** WHAT YOU SHOULD DO **
Give the listing again exactly, omitting its images.

** INFORMATION SUPPLIED **
☆ ☆ ☆ ☆

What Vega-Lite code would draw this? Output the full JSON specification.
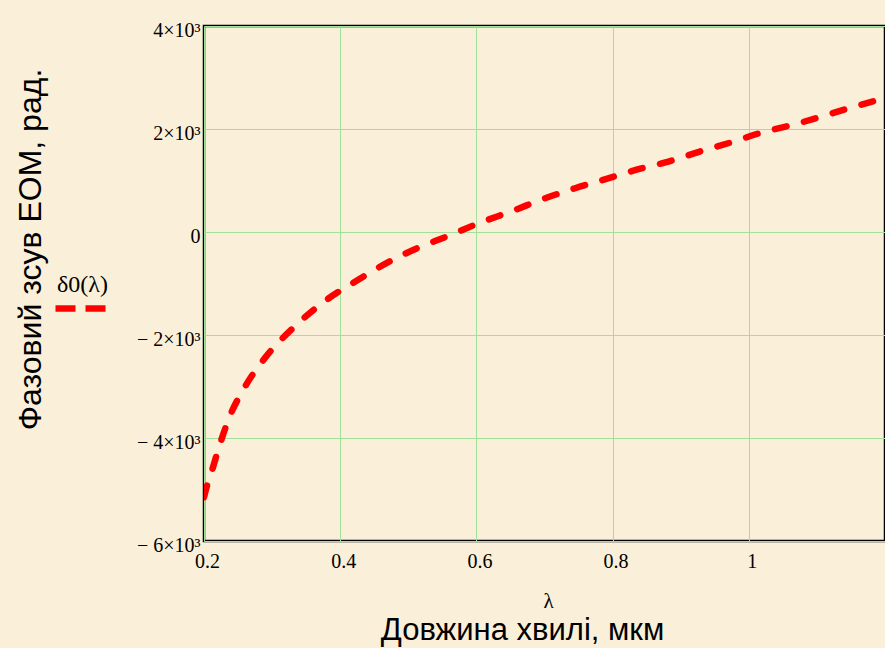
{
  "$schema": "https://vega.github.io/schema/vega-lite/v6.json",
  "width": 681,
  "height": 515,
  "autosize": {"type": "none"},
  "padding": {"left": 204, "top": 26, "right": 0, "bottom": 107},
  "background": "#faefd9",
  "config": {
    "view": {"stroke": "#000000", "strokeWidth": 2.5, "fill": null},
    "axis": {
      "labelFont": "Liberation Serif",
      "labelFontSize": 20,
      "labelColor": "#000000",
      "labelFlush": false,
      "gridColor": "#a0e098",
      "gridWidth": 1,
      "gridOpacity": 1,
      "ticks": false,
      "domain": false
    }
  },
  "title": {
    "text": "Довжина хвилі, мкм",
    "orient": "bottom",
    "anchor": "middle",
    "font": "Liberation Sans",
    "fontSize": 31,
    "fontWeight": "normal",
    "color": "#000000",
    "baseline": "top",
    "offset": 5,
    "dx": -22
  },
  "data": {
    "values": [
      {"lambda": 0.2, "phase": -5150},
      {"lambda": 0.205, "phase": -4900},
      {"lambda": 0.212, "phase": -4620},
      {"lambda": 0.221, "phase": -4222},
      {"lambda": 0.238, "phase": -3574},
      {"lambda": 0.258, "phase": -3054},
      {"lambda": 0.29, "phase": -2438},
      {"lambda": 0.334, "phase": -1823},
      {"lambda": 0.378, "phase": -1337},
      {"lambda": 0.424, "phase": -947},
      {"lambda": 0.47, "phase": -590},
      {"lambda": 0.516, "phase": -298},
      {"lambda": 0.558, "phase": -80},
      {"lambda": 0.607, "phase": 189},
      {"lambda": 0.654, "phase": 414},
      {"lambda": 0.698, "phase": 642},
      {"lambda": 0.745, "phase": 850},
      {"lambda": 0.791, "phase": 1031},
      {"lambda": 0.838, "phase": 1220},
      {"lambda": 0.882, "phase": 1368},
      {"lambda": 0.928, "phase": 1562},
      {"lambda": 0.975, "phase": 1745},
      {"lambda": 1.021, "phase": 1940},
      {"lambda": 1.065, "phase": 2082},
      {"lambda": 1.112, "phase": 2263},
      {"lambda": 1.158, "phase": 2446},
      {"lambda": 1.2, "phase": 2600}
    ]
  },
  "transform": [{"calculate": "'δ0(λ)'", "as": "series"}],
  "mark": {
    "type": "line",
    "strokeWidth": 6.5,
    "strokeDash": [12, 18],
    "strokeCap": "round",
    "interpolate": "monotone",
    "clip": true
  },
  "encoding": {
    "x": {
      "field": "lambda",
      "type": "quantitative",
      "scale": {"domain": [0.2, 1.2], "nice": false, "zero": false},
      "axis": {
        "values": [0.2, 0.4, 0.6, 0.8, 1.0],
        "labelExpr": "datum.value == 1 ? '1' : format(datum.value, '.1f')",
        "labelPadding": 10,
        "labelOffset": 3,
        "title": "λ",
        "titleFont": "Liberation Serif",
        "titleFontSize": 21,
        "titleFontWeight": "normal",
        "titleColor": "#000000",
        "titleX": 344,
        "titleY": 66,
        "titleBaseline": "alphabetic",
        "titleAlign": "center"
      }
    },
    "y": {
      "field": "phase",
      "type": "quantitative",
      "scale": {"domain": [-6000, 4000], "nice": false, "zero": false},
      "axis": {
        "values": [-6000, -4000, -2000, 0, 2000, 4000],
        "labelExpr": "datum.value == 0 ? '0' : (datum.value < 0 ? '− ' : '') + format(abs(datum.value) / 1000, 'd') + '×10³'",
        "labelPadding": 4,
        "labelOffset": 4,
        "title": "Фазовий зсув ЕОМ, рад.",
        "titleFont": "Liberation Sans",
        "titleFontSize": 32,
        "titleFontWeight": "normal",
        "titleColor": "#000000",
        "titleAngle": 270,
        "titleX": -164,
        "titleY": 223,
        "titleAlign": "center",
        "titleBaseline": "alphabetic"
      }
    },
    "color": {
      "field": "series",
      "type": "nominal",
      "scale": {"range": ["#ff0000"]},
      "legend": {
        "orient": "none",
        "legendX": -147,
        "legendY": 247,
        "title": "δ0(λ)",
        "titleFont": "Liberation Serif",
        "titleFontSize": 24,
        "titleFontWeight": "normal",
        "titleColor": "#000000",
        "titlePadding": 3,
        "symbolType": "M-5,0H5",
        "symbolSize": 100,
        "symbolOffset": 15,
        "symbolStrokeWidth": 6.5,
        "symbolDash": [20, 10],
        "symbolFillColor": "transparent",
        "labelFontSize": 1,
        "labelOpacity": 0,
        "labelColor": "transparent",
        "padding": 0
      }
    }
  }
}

☆ ☆ ☆ ☆

** ANSWER FOR THE TASK **
What Vega-Lite code would draw this? Output the full JSON specification.
{
  "$schema": "https://vega.github.io/schema/vega-lite/v6.json",
  "width": 681,
  "height": 515,
  "autosize": {"type": "none"},
  "padding": {"left": 204, "top": 26, "right": 0, "bottom": 107},
  "background": "#faefd9",
  "config": {
    "view": {"stroke": "#000000", "strokeWidth": 2.5, "fill": null},
    "axis": {
      "labelFont": "Liberation Serif",
      "labelFontSize": 20,
      "labelColor": "#000000",
      "labelFlush": false,
      "gridColor": "#a0e098",
      "gridWidth": 1,
      "gridOpacity": 1,
      "ticks": false,
      "domain": false
    }
  },
  "title": {
    "text": "Довжина хвилі, мкм",
    "orient": "bottom",
    "anchor": "middle",
    "font": "Liberation Sans",
    "fontSize": 31,
    "fontWeight": "normal",
    "color": "#000000",
    "baseline": "top",
    "offset": 5,
    "dx": -22
  },
  "data": {
    "values": [
      {"lambda": 0.2, "phase": -5150},
      {"lambda": 0.205, "phase": -4900},
      {"lambda": 0.212, "phase": -4620},
      {"lambda": 0.221, "phase": -4222},
      {"lambda": 0.238, "phase": -3574},
      {"lambda": 0.258, "phase": -3054},
      {"lambda": 0.29, "phase": -2438},
      {"lambda": 0.334, "phase": -1823},
      {"lambda": 0.378, "phase": -1337},
      {"lambda": 0.424, "phase": -947},
      {"lambda": 0.47, "phase": -590},
      {"lambda": 0.516, "phase": -298},
      {"lambda": 0.558, "phase": -80},
      {"lambda": 0.607, "phase": 189},
      {"lambda": 0.654, "phase": 414},
      {"lambda": 0.698, "phase": 642},
      {"lambda": 0.745, "phase": 850},
      {"lambda": 0.791, "phase": 1031},
      {"lambda": 0.838, "phase": 1220},
      {"lambda": 0.882, "phase": 1368},
      {"lambda": 0.928, "phase": 1562},
      {"lambda": 0.975, "phase": 1745},
      {"lambda": 1.021, "phase": 1940},
      {"lambda": 1.065, "phase": 2082},
      {"lambda": 1.112, "phase": 2263},
      {"lambda": 1.158, "phase": 2446},
      {"lambda": 1.2, "phase": 2600}
    ]
  },
  "transform": [{"calculate": "'δ0(λ)'", "as": "series"}],
  "mark": {
    "type": "line",
    "strokeWidth": 6.5,
    "strokeDash": [12, 18],
    "strokeCap": "round",
    "interpolate": "monotone",
    "clip": true
  },
  "encoding": {
    "x": {
      "field": "lambda",
      "type": "quantitative",
      "scale": {"domain": [0.2, 1.2], "nice": false, "zero": false},
      "axis": {
        "values": [0.2, 0.4, 0.6, 0.8, 1.0],
        "labelExpr": "datum.value == 1 ? '1' : format(datum.value, '.1f')",
        "labelPadding": 10,
        "labelOffset": 3,
        "title": "λ",
        "titleFont": "Liberation Serif",
        "titleFontSize": 21,
        "titleFontWeight": "normal",
        "titleColor": "#000000",
        "titleX": 344,
        "titleY": 66,
        "titleBaseline": "alphabetic",
        "titleAlign": "center"
      }
    },
    "y": {
      "field": "phase",
      "type": "quantitative",
      "scale": {"domain": [-6000, 4000], "nice": false, "zero": false},
      "axis": {
        "values": [-6000, -4000, -2000, 0, 2000, 4000],
        "labelExpr": "datum.value == 0 ? '0' : (datum.value < 0 ? '− ' : '') + format(abs(datum.value) / 1000, 'd') + '×10³'",
        "labelPadding": 4,
        "labelOffset": 4,
        "title": "Фазовий зсув ЕОМ, рад.",
        "titleFont": "Liberation Sans",
        "titleFontSize": 32,
        "titleFontWeight": "normal",
        "titleColor": "#000000",
        "titleAngle": 270,
        "titleX": -164,
        "titleY": 223,
        "titleAlign": "center",
        "titleBaseline": "alphabetic"
      }
    },
    "color": {
      "field": "series",
      "type": "nominal",
      "scale": {"range": ["#ff0000"]},
      "legend": {
        "orient": "none",
        "legendX": -147,
        "legendY": 247,
        "title": "δ0(λ)",
        "titleFont": "Liberation Serif",
        "titleFontSize": 24,
        "titleFontWeight": "normal",
        "titleColor": "#000000",
        "titlePadding": 3,
        "symbolType": "M-5,0H5",
        "symbolSize": 100,
        "symbolOffset": 15,
        "symbolStrokeWidth": 6.5,
        "symbolDash": [20, 10],
        "symbolFillColor": "transparent",
        "labelFontSize": 1,
        "labelOpacity": 0,
        "labelColor": "transparent",
        "padding": 0
      }
    }
  }
}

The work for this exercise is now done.